Records with drawing code
□ □ □ □

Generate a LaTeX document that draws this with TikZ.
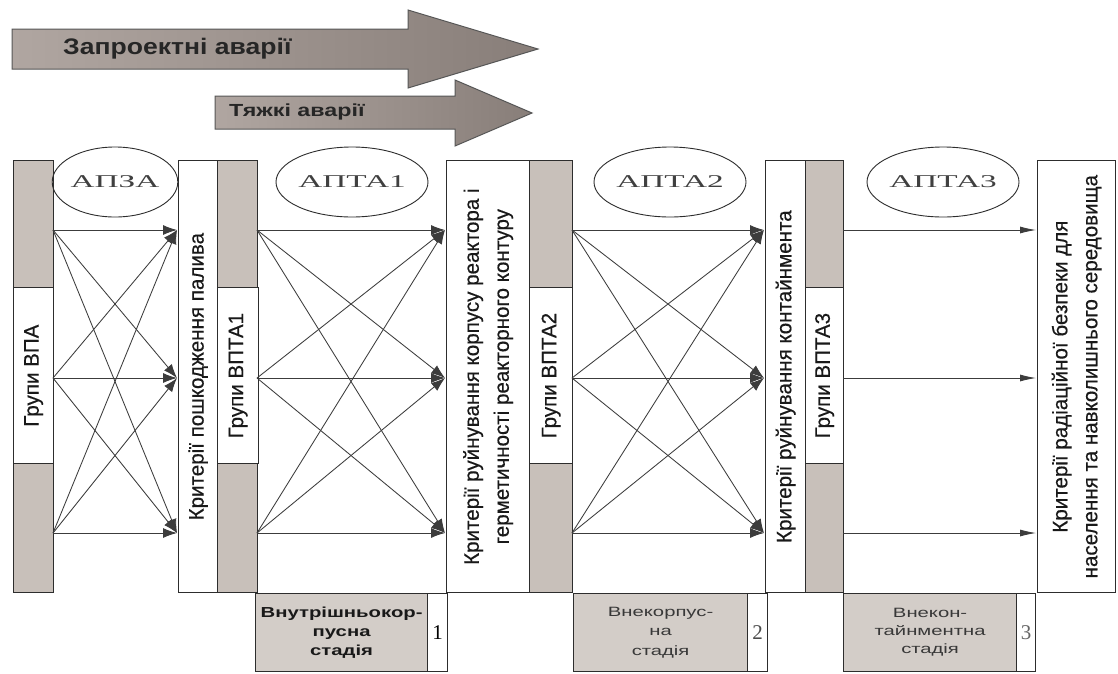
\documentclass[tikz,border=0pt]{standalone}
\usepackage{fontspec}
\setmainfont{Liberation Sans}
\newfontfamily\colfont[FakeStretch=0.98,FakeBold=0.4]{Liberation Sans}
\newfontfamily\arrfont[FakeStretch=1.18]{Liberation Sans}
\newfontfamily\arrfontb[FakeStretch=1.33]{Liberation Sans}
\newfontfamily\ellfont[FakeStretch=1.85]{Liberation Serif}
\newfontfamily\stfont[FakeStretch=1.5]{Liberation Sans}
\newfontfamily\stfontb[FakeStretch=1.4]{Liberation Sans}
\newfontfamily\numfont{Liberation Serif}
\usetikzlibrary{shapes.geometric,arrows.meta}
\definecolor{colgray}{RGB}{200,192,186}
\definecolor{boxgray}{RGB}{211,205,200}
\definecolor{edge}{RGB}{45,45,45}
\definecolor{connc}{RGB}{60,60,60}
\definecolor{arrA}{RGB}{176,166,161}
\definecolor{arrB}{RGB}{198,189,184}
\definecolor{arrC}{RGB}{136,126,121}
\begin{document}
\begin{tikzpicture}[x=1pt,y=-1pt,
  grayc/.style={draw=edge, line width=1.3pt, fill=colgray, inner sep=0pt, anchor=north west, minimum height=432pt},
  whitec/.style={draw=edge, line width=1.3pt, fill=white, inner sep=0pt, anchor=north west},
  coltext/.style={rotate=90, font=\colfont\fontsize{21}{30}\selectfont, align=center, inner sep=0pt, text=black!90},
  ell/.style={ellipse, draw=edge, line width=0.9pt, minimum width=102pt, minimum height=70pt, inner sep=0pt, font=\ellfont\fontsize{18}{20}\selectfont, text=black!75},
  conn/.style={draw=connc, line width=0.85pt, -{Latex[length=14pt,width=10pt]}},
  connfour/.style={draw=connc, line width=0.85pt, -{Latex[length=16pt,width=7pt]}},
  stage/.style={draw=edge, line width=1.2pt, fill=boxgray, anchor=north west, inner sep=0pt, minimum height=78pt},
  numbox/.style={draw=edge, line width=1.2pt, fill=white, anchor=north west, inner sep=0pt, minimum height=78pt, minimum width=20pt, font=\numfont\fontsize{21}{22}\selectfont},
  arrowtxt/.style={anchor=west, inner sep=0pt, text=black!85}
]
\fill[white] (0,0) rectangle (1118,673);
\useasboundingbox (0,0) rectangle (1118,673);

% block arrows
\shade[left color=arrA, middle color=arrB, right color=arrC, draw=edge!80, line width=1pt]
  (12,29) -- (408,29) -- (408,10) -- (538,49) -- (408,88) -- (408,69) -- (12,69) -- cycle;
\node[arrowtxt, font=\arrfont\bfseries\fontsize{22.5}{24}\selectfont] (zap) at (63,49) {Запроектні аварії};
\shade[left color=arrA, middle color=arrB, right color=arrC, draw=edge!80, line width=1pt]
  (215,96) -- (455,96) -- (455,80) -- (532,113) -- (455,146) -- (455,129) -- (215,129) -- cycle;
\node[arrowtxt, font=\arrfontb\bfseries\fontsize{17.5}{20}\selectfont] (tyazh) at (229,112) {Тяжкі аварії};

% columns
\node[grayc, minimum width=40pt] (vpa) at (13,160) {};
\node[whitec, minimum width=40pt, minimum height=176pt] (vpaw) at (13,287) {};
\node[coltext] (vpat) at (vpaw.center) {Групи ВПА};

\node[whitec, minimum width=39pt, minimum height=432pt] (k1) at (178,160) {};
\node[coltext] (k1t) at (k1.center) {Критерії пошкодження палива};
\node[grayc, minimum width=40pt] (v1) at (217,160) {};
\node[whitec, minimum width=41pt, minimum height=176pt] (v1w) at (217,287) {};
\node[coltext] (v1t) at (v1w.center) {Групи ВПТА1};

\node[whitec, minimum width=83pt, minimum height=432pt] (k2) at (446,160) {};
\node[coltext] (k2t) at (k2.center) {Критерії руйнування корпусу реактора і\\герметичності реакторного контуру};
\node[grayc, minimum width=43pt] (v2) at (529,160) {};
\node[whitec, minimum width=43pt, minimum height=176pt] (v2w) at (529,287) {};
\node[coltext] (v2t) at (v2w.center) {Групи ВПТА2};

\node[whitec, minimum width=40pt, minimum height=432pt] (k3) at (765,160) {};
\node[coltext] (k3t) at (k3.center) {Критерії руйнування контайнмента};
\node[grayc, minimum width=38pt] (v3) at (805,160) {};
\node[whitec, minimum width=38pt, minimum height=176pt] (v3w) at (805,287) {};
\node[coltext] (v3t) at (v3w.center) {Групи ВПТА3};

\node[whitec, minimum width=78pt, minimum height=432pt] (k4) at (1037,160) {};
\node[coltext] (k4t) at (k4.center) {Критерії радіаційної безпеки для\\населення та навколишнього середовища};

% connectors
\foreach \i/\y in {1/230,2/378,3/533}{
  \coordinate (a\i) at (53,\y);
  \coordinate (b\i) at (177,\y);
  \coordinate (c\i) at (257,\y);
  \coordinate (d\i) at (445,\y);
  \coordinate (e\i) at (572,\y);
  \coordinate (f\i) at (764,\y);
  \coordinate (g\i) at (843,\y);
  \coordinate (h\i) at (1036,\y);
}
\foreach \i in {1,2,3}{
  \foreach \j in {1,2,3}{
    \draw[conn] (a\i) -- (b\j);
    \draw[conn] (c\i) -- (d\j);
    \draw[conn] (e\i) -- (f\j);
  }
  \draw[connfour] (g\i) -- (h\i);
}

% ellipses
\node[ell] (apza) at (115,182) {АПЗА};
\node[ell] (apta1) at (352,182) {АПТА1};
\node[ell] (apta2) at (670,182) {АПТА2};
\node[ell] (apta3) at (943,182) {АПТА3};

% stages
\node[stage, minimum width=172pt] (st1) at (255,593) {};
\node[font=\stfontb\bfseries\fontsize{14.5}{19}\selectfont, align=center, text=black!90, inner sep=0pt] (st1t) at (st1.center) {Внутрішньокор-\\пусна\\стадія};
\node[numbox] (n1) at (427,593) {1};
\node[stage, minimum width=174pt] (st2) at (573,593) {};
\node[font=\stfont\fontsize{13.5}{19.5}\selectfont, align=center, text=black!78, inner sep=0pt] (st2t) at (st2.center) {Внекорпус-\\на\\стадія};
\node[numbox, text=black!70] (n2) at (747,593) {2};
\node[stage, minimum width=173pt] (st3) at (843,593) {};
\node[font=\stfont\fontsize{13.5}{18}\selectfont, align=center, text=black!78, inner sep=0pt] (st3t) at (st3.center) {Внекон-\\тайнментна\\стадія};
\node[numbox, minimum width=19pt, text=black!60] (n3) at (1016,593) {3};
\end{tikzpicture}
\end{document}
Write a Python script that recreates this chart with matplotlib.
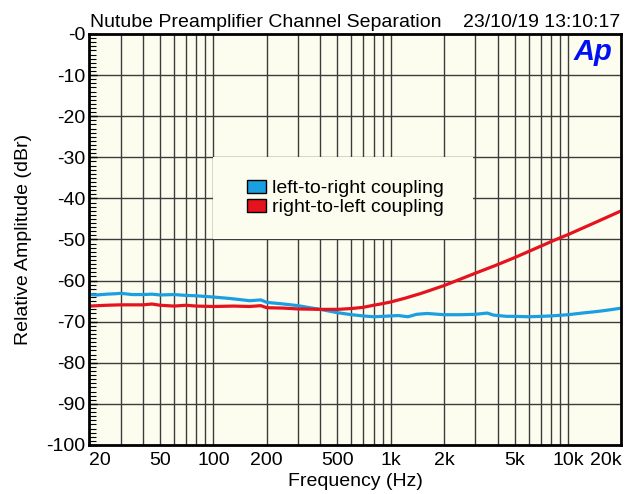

□ □ □ □

Copy all the lines above that hold the string "this".

Generate a LaTeX document that draws this with TikZ.
Write a Python script that recreates this chart with matplotlib.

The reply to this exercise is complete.